Sadly—tragically—it does not. And just like that, a once-in-a-lifetime opportunity accelerates out of sight. Perhaps, as in Bullitt, the Charger rounded a corner and magically materialized somewhere atop Potrero Hill. (Fans of the film will recall that the geography of the chase route makes no earthly sense.) In any event, rather than embark on a fated-by-the-gods pas de deux, I’m left to piece together the scene alone, just me and my six-speed Highland green 5.0-liter pony. There are worse ways to spend your morning.

The author behind the wheel of the 2019 Mustang Bullitt, an update of the famed vehicle at the heart of the Steve McQueen classic.

For anyone who’s seen Bullitt, the 1968 Mustang GT fastback is an icon whose status nearly equals its driver’s. McQueen, behind the wheel, prowls up Army Street, and you can practically feel the engine’s reverberations in your chest. By the time the chase explodes into action, the car has become its own character. Roaring, screeching, and smoking its way up and down hills and around curves, it’s a terrifying embodiment of uncut brawn and recklessness—a 10,000-volt wire whipping violently out of control. I want desperately to tap into that electric charge.

Does this modern facsimile inspire the same terrible awe? No. Also, yes. At a minimum, it inspires a lot of iPhone pictures.

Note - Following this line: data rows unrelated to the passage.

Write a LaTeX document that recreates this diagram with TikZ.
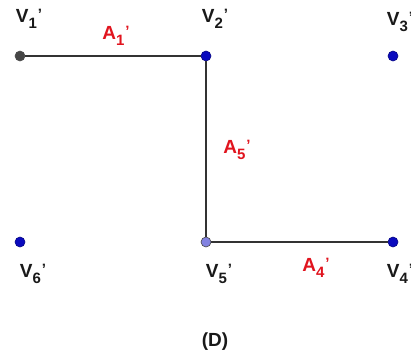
\documentclass[tikz,border=0pt]{standalone}
\usepackage{fontspec}
\setmainfont{Liberation Sans}
\definecolor{ptblue}{RGB}{10,10,190}
\definecolor{ptlight}{RGB}{130,130,225}
\definecolor{ptgray}{RGB}{70,70,70}
\definecolor{lblred}{RGB}{225,20,30}
\newcommand{\lab}[2]{#1\raisebox{-0.55ex}{\fontsize{15}{15}\selectfont #2}\kern1pt\raisebox{0.3ex}{\fontsize{15}{15}\selectfont '}}
\tikzset{
  pt/.style={circle,inner sep=0pt,minimum size=10pt,fill=ptblue,draw=ptblue!70!black,line width=0.6pt},
  vlab/.style={font=\fontsize{19}{19}\selectfont\bfseries,text=black!90,inner sep=0pt},
  elab/.style={font=\fontsize{19}{19}\selectfont\bfseries,text=lblred,inner sep=0pt},
  edge/.style={draw=black!80,line width=1.5pt}
}
\begin{document}
\begin{tikzpicture}[x=1pt,y=-1pt]
\useasboundingbox[fill=white] (0,0) rectangle (411,354);
\node[pt,fill=ptgray,draw=black!70] (v1) at (20,56) {};
\node[pt] (v2) at (206,56) {};
\node[pt] (v3) at (393,56) {};
\node[pt] (v6) at (20,242) {};
\node[pt,fill=ptlight,draw=ptgray] (v5) at (206,242) {};
\node[pt] (v4) at (393,242) {};
\draw[edge] (v1) -- (v2);
\draw[edge] (v2) -- (v5);
\draw[edge] (v5) -- (v4);
\node[vlab] (l1) at (29,19) {\lab{V}{1}};
\node[vlab] (l2) at (215,19) {\lab{V}{2}};
\node[vlab] (l3) at (400,22) {\lab{V}{3}};
\node[vlab] (l6) at (33,274) {\lab{V}{6}};
\node[vlab] (l5) at (219,274) {\lab{V}{5}};
\node[vlab] (l4) at (400,274) {\lab{V}{4}};
\node[elab] (a1) at (116,36) {\lab{A}{1}};
\node[elab] (a5) at (237,150) {\lab{A}{5}};
\node[elab] (a4) at (316,268) {\lab{A}{4}};
\node[vlab] (cap) at (215,342) {(D)};
\end{tikzpicture}
\end{document}
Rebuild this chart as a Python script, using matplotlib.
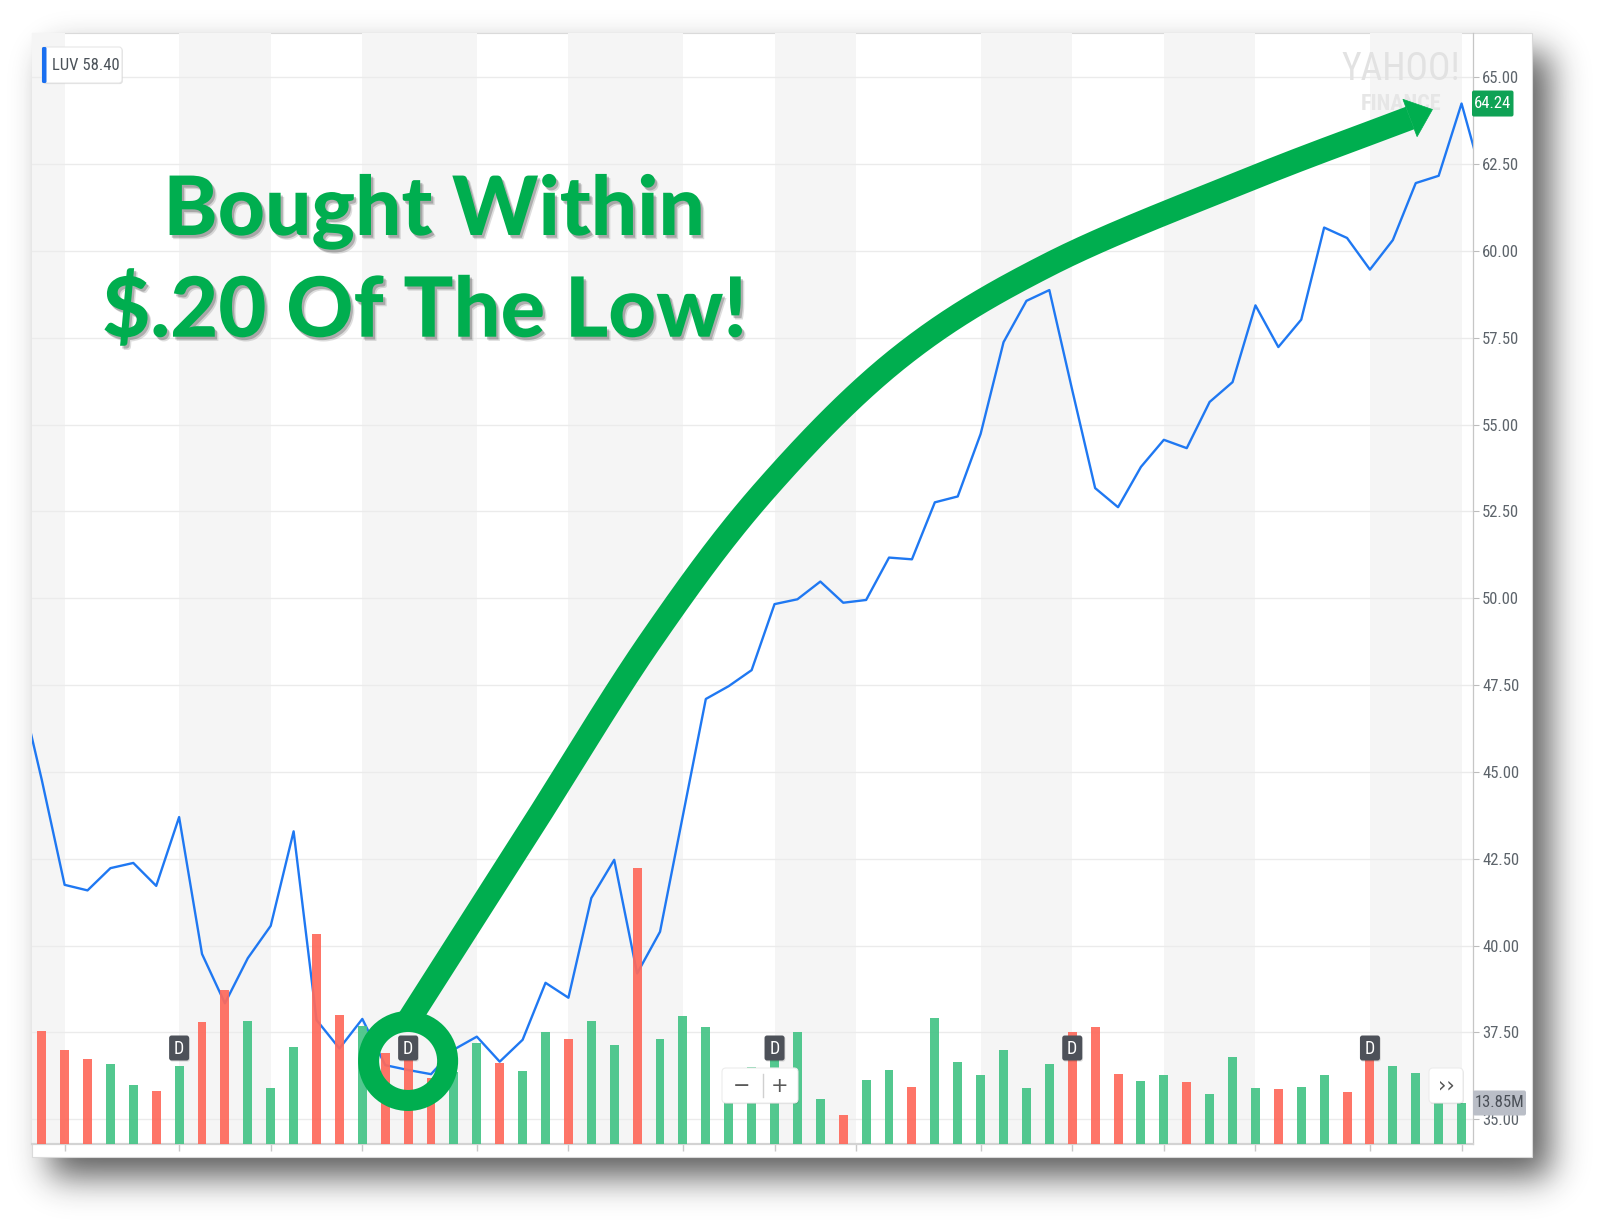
import math
import numpy as np
import matplotlib
matplotlib.use("Agg")
import matplotlib.pyplot as plt
import matplotlib.patheffects as pe
from matplotlib import font_manager as fm
from matplotlib.font_manager import FontProperties
from matplotlib.patches import Rectangle, FancyBboxPatch, Circle, Polygon
from matplotlib.lines import Line2D

# ---------------- data ----------------
ticker = "LUV"
hover_close = 58.40

# weekly closing prices; the first value belongs to the week before the visible window
week_of_first_close = -1
closes = [47.60, 44.78, 41.75, 41.59, 42.23, 42.38, 41.72, 43.70, 39.76, 38.34,
          39.64, 40.57, 43.29, 37.86, 37.04, 37.89, 36.56, 36.42, 36.30, 37.01,
          37.38, 36.66, 37.29, 38.93, 38.50, 41.37, 42.47, 39.20, 40.40, 43.75,
          47.10, 47.47, 47.93, 49.83, 49.97, 50.48, 49.87, 49.95, 51.17, 51.12,
          52.76, 52.93, 54.73, 57.37, 58.56, 58.87, 55.99, 53.17, 52.62, 53.78,
          54.56, 54.32, 55.65, 56.22, 58.43, 57.23, 58.02, 60.67, 60.37, 59.46,
          60.31, 61.95, 62.16, 64.24, 61.86]

# weekly volume, millions of shares (weeks 0..62)
volumes_m = [38.3, 31.8, 28.8, 26.9, 19.8, 17.9, 26.4, 41.1, 51.9, 41.5,
             18.9, 32.7, 70.9, 43.5, 39.8, 30.6, 31.0, 22.3, 24.3, 34.0,
             27.5, 24.6, 37.7, 35.4, 41.5, 33.4, 93.2, 35.4, 43.3, 39.6,
             19.9, 25.9, 29.1, 37.7, 15.1, 9.9, 21.7, 25.0, 19.4, 42.5,
             27.8, 23.2, 31.8, 18.9, 26.9, 37.7, 39.6, 23.6, 21.3, 23.2,
             20.8, 17.0, 29.3, 18.9, 18.5, 19.4, 23.2, 17.5, 30.1, 26.4,
             24.1, 14.9, 13.85]

month_starts = [1, 6, 10, 14, 19, 23, 28, 32, 35.55, 41, 45, 49, 53, 58, 62]
dividend_weeks = [6, 16, 32, 45, 58]
price_ticks = [35.0, 37.5, 40.0, 42.5, 45.0, 47.5, 50.0, 52.5, 55.0, 57.5, 60.0, 62.5, 65.0]
last_week = 62

buy_week = 16
ring_price = 36.68
headline = ["Bought Within", "$.20 Of The Low!"]

# ---------------- styling ----------------
GREEN = "#00ae4f"
LINE_BLUE = "#1f78f2"
UP = "#46c487"
DOWN = "#fe6a5c"
BAND = "#f5f5f5"

REGULAR = (400, "normal", "regular", "book")
BOLD = (600, 700, "bold", "semibold", "demibold")


def find_narrow_font(weights):
    for name in ("Liberation Sans Narrow", "Roboto Condensed", "Arial Narrow"):
        for f in fm.fontManager.ttflist:
            if f.name == name and f.style == "normal" and f.weight in weights:
                return f.fname
    for fam in ("Liberation Sans", "Noto Sans", "Roboto", "Open Sans", "DejaVu Sans"):
        for f in fm.fontManager.ttflist:
            if (f.name.startswith(fam) and "Mono" not in f.name and f.style == "normal"
                    and f.weight in weights
                    and f.stretch in ("condensed", "semi-condensed")):
                return f.fname
    return None


narrow_path = find_narrow_font(REGULAR)
narrow_bold_path = find_narrow_font(BOLD) or narrow_path
if narrow_path:
    UI_SIZE = 12.0

    def ui_font(size=UI_SIZE, bold=False):
        return FontProperties(fname=narrow_bold_path if bold else narrow_path, size=size)
else:
    UI_SIZE = 10.8

    def ui_font(size=UI_SIZE, bold=False):
        return FontProperties(family="Roboto", size=size, weight="bold" if bold else "normal")

W, H, DPI = 1597, 1222, 100
fig = plt.figure(figsize=(W / DPI, H / DPI), dpi=DPI)
fig.patch.set_facecolor("white")

CARD = (32, 33, 1532, 1157)   # left, top, right, bottom (pixels)
PLOT = (32, 33, 1473, 1144)


def frac_rect(l, t, r, b):
    return [l / W, 1 - b / H, (r - l) / W, (b - t) / H]


# ---- card with a soft drop shadow ----
bg = fig.add_axes([0, 0, 1, 1], zorder=0)
bg.set_axis_off()
erf = np.vectorize(math.erf)


def blurred_span(n, a, b, s):
    x = np.arange(n) + 0.5
    k = 1.0 / (s * math.sqrt(2))
    return 0.5 * (erf((x - a) * k) - erf((x - b) * k))


sh_x = blurred_span(W, CARD[0] + 18, CARD[2] + 18, 17)
sh_y = blurred_span(H, CARD[1] + 20, CARD[3] + 20, 17)
shadow = np.zeros((H, W, 4))
shadow[..., :3] = 0.12
shadow[..., 3] = 0.72 * np.outer(sh_y, sh_x)
bg.imshow(shadow, extent=(0, W, H, 0), aspect="auto", interpolation="nearest")
bg.set_xlim(0, W)
bg.set_ylim(H, 0)
bg.add_patch(Rectangle((CARD[0], CARD[1]), CARD[2] - CARD[0], CARD[3] - CARD[1],
                       fc="white", ec="#dadada", lw=0.8))

# ---- price panel ----
ax = fig.add_axes(frac_rect(*PLOT), zorder=1)
ax.set_facecolor("none")
x_lo, x_hi = -0.424, 62.5
ax.set_xlim(x_lo, x_hi)
ax.set_ylim(34.29, 66.27)

edges = [x_lo] + month_starts + [x_hi]
for k in range(0, len(edges) - 1, 2):
    ax.axvspan(edges[k], edges[k + 1], color=BAND, lw=0, zorder=0)
for p in price_ticks:
    ax.axhline(p, color="#ebebeb", lw=1.0, zorder=0.5)

weeks = np.arange(len(closes)) + week_of_first_close
ax.plot(weeks, closes, color=LINE_BLUE, lw=1.7, zorder=2, solid_joinstyle="round")

ax.yaxis.tick_right()
ax.set_yticks(price_ticks)
ax.set_yticklabels([f"{p:.2f}" for p in price_ticks])
ax.tick_params(axis="y", direction="out", length=4, width=0.8, color="#bdbdbd",
               pad=2.5, labelcolor="#5d646b")
for lab in ax.get_yticklabels():
    lab.set_fontproperties(ui_font())
ax.set_xticks(month_starts)
ax.set_xticklabels([])
ax.tick_params(axis="x", direction="out", length=5, width=1, color="#c9c9c9")
for s in ("left", "top"):
    ax.spines[s].set_visible(False)
ax.spines["right"].set_color("#c6c6c6")
ax.spines["right"].set_linewidth(0.9)
ax.spines["bottom"].set_color("#d3d3d3")
ax.spines["bottom"].set_linewidth(1.6)

# ---- volume bars ----
axv = fig.add_axes(frac_rect(*PLOT), sharex=ax, zorder=2)
axv.set_axis_off()
axv.set_ylim(0, 375.3)
vweeks = np.arange(len(volumes_m))
c = np.asarray(closes)
bar_colors = [UP if c[w + 1] >= c[w] else DOWN for w in vweeks]
axv.bar(vweeks, volumes_m, width=0.39, color=bar_colors, alpha=0.93, lw=0, zorder=3)
axv.set_xlim(x_lo, x_hi)

# ---- overlay in pixel units ----
top = fig.add_axes([0, 0, 1, 1], zorder=5)
top.set_axis_off()
top.set_xlim(0, W)
top.set_ylim(H, 0)


def to_px(axes, x, y):
    X, Y = axes.transData.transform((x, y))
    return X, H - Y


soft = [pe.SimplePatchShadow(offset=(0.6, -0.8), shadow_rgbFace="k", alpha=0.12), pe.Normal()]

# dividend markers
for w in dividend_weeks:
    cx, _ = to_px(ax, w, 50)
    top.add_patch(FancyBboxPatch((cx - 10, 1035.5), 20, 25,
                                 boxstyle="round,pad=0,rounding_size=2.5",
                                 fc="#4d5159", ec="none", path_effects=soft, zorder=2))
    top.text(cx, 1048.5, "D", color="white", ha="center", va="center",
             fontproperties=ui_font(UI_SIZE + 1), zorder=3)

# zoom control
top.add_patch(FancyBboxPatch((722, 1068), 76, 35, boxstyle="round,pad=0,rounding_size=4",
                             fc="white", ec="#ececec", lw=0.8, path_effects=soft, zorder=2))
top.text(742, 1085.5, "\u2212", ha="center", va="center", fontsize=15, color="#5a5a5a", zorder=3)
top.text(780, 1085.5, "+", ha="center", va="center", fontsize=15, color="#5a5a5a", zorder=3)
top.add_line(Line2D([762.5, 762.5], [1074, 1097], color="#d0d0d0", lw=1, zorder=3))

# scroll button
top.add_patch(FancyBboxPatch((1429, 1068), 34, 35, boxstyle="round,pad=0,rounding_size=4",
                             fc="white", ec="#ececec", lw=0.8, path_effects=soft, zorder=2))
top.text(1446, 1085, "\u203a\u203a", ha="center", va="center", fontsize=15,
         color="#555555", zorder=3)

# last-value tags on the right scale
last_close = closes[last_week - week_of_first_close]
_, py = to_px(ax, last_week, last_close)
top.add_patch(FancyBboxPatch((1472, py - 13), 41.5, 26, boxstyle="round,pad=0,rounding_size=2",
                             fc="#0fa255", ec="none", zorder=2))
top.text(1492.7, py, f"{last_close:.2f}", color="white",
         ha="center", va="center", fontproperties=ui_font(), zorder=3)

_, vy = to_px(axv, last_week, volumes_m[-1])
top.add_patch(FancyBboxPatch((1473, vy - 12.5), 53, 25, boxstyle="round,pad=0,rounding_size=2",
                             fc="#babec7", ec="none", zorder=2))
top.text(1499.5, vy, f"{volumes_m[-1]:.2f}M", color="#4a4f57",
         ha="center", va="center", fontproperties=ui_font(), zorder=3)

# hover legend
top.add_patch(FancyBboxPatch((42, 47), 80, 36, boxstyle="round,pad=0,rounding_size=3",
                             fc="white", ec="#e6e6e6", lw=0.8, path_effects=soft, zorder=2))
top.add_patch(FancyBboxPatch((42, 47), 4.5, 36, boxstyle="round,pad=0,rounding_size=1.5",
                             fc="#1a6ff0", ec="none", zorder=3))
top.text(52, 65.5, f"{ticker} {hover_close:.2f}", ha="left", va="center",
         fontproperties=ui_font(), color="#4b5259", zorder=3)

# watermark
top.text(1401, 70, "YAHOO!", ha="center", va="center", fontproperties=ui_font(27),
         color="#e2e2e2", zorder=1)
top.text(1401, 103.5, "FINANCE", ha="center", va="center", fontproperties=ui_font(16, bold=True),
         color="#e6e6e6", zorder=1)

# ---- headline, sized to its box ----
head_prop = FontProperties(family=["Lato", "DejaVu Sans"], weight="black")
text_fx = [pe.SimplePatchShadow(offset=(2.6, -3.0), shadow_rgbFace="#333333", alpha=0.16),
           pe.SimplePatchShadow(offset=(1.6, -2.0), shadow_rgbFace="#333333", alpha=0.28),
           pe.Normal()]
renderer = fig.canvas.get_renderer()
for s, (left, right, baseline) in zip(headline, [(163, 705, 235.0), (102, 747, 336.7)]):
    t = top.text((left + right) / 2, baseline, s, ha="center", va="baseline",
                 fontproperties=head_prop, fontsize=60, color=GREEN,
                 path_effects=text_fx, zorder=6)
    bb = t.get_window_extent(renderer)
    t.set_fontsize(60 * (right - left) / bb.width)

# ---- ring around the buy point and the arrow to the top ----
rcx, rcy = to_px(ax, buy_week, ring_price)
top.add_patch(Circle((rcx, rcy), 39.5, fill=False, ec=GREEN, lw=21 * 0.72, zorder=7))


def catmull_rom(pts, n=40):
    pts = np.asarray(pts, float)
    p = np.vstack([2 * pts[0] - pts[1], pts, 2 * pts[-1] - pts[-2]])
    out = []
    t = np.linspace(0, 1, n, endpoint=False)[:, None]
    for i in range(1, len(p) - 2):
        p0, p1, p2, p3 = p[i - 1], p[i], p[i + 1], p[i + 2]
        out.append(0.5 * ((2 * p1) + (-p0 + p2) * t + (2 * p0 - 5 * p1 + 4 * p2 - p3) * t ** 2
                          + (-p0 + 3 * p1 - 3 * p2 + p3) * t ** 3))
    out.append(pts[-1:])
    return np.vstack(out)


shaft_pts = [(rcx, rcy - 40), (530, 830), (651, 640), (765, 490), (900, 357),
             (1050, 264), (1250, 179), (1410, 118)]
curve = catmull_rom(shaft_pts)
top.add_line(Line2D(curve[:, 0], curve[:, 1], color=GREEN, lw=24 * 0.72,
                    solid_capstyle="butt", zorder=7))
end = curve[-1]
d = curve[-1] - curve[-4]
d = d / np.hypot(*d)
nrm = np.array([-d[1], d[0]])
tip = end + 24 * d
top.add_patch(Polygon([end + 20 * nrm, tip, end - 20 * nrm], closed=True,
                      fc=GREEN, ec=GREEN, lw=0.5, zorder=7))

fig.savefig("out.png", dpi=DPI)
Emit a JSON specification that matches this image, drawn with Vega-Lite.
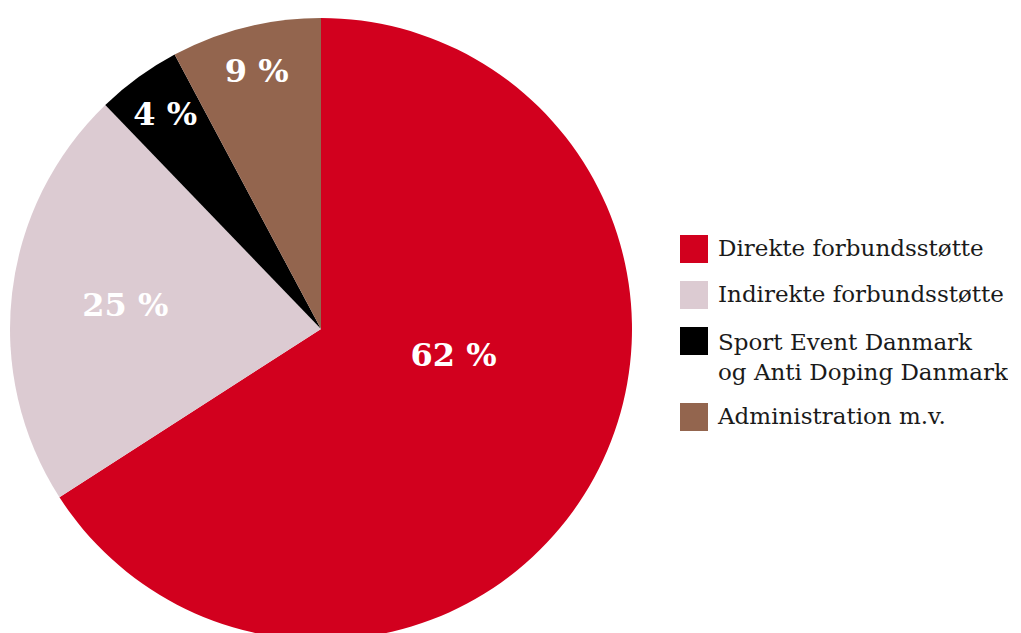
{
  "$schema": "https://vega.github.io/schema/vega-lite/v6.json",
  "width": 642,
  "height": 658,
  "padding": 0,
  "autosize": {"type": "pad"},
  "background": "white",
  "config": {"view": {"stroke": null}},
  "data": {
    "values": [
      {"category": "Direkte forbundsstøtte", "share": 65.9, "label": "62 %", "rank": 1},
      {"category": "Indirekte forbundsstøtte", "share": 21.9, "label": "25 %", "rank": 2},
      {"category": "Sport Event Danmark og Anti Doping Danmark", "share": 4.4, "label": "4 %", "rank": 3},
      {"category": "Administration m.v.", "share": 7.8, "label": "9 %", "rank": 4}
    ]
  },
  "encoding": {
    "theta": {"field": "share", "type": "quantitative", "stack": true},
    "order": {"field": "rank", "type": "quantitative"}
  },
  "layer": [
    {
      "mark": {"type": "arc", "outerRadius": 311, "strokeWidth": 0},
      "encoding": {
        "color": {
          "field": "category",
          "type": "nominal",
          "scale": {
            "domain": ["Direkte forbundsstøtte", "Indirekte forbundsstøtte", "Sport Event Danmark og Anti Doping Danmark", "Administration m.v."],
            "range": ["#d2001e", "#dccbd2", "#000000", "#93654e"]
          },
          "legend": {
            "title": null,
            "orient": "none",
            "legendX": 680,
            "legendY": 235,
            "symbolType": "square",
            "symbolSize": 784,
            "symbolStrokeWidth": 0,
            "labelFont": "DejaVu Serif",
            "labelFontSize": 23,
            "labelColor": "#1a1a1a",
            "labelOffset": 10,
            "labelLimit": 400,
            "rowPadding": 18,
            "labelExpr": "datum.label == 'Sport Event Danmark og Anti Doping Danmark' ? ['Sport Event Danmark', 'og Anti Doping Danmark'] : datum.label",
            "encode": {
              "labels": {
                "update": {
                  "lineHeight": {"value": 30},
                  "dy": {"signal": "datum.label == 'Sport Event Danmark og Anti Doping Danmark' ? 2 : 0"}
                }
              }
            }
          }
        }
      }
    },
    {
      "mark": {
        "type": "text",
        "font": "DejaVu Serif",
        "fontWeight": "bold",
        "fontSize": 32,
        "color": "white",
        "radius": {"expr": "datum.rank == 1 ? 151 : datum.rank == 2 ? 197 : 265"},
        "dy": {"expr": "datum.rank == 1 ? -45 : 0"}
      },
      "encoding": {
        "text": {"field": "label", "type": "nominal"}
      }
    }
  ]
}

In truth, North Beach is not a great place to test-drive a car with 475 horsepower. The car reportedly can do 163 mph and goes from zero to 60 in under four seconds, two things that are not even remotely possible with all these pesky tourists and bicyclists and stop signs in the way. So I follow the chase’s route—or at least the parts of it on this side of town—in low gear, content to revel in that sonically pleasing engine. I slide down Filbert toward Saints Peter and Paul, then head north on Columbus to Bimbo’s 365, up Chestnut past the S.F. Art Institute to Leavenworth, and eventually to the top of Taylor, the climax of the scene, whereupon both cars bomb down the hill, catching air, hubcaps flying everywhere. Then it’s back to Filbert, over to the curve of Francisco to Polk, and down into the Marina district.

I get not a scratch on the car. I do not go airborne—in fact, I’m not sure I’ve broken 25 mph. But I’m raring to open it up just a little before returning the car to its minders, so I meander down to Crissy Field, where hardly anyone is around. As I idle at a stop sign, staring down a good half mile of empty track, the engine keeps purring. In the movie, this part of the chase cuts suddenly to San Bruno Mountain, leaving San Francisco for good. It’s my last chance to step on it, so I do, and suddenly I’m hurtling down the road and trees are whizzing by and you can probably hear the roar of the car from blocks away and it feels for a split second like I am really, truly having an authentic Bullitt experience.

So, how fast do I go? As Loren Janes, who actually did most of the driving in Bullitt, once said, a good stuntman never looks at his speedometer; it only gets in the way of things. He just knows his car has to go very fast. And my Mustang did. Anyway, the most important thing is that I looked cool. I’d look even cooler in a leather jacket, come to think of it. Isn’t there an anniversary of The Great Escape coming up?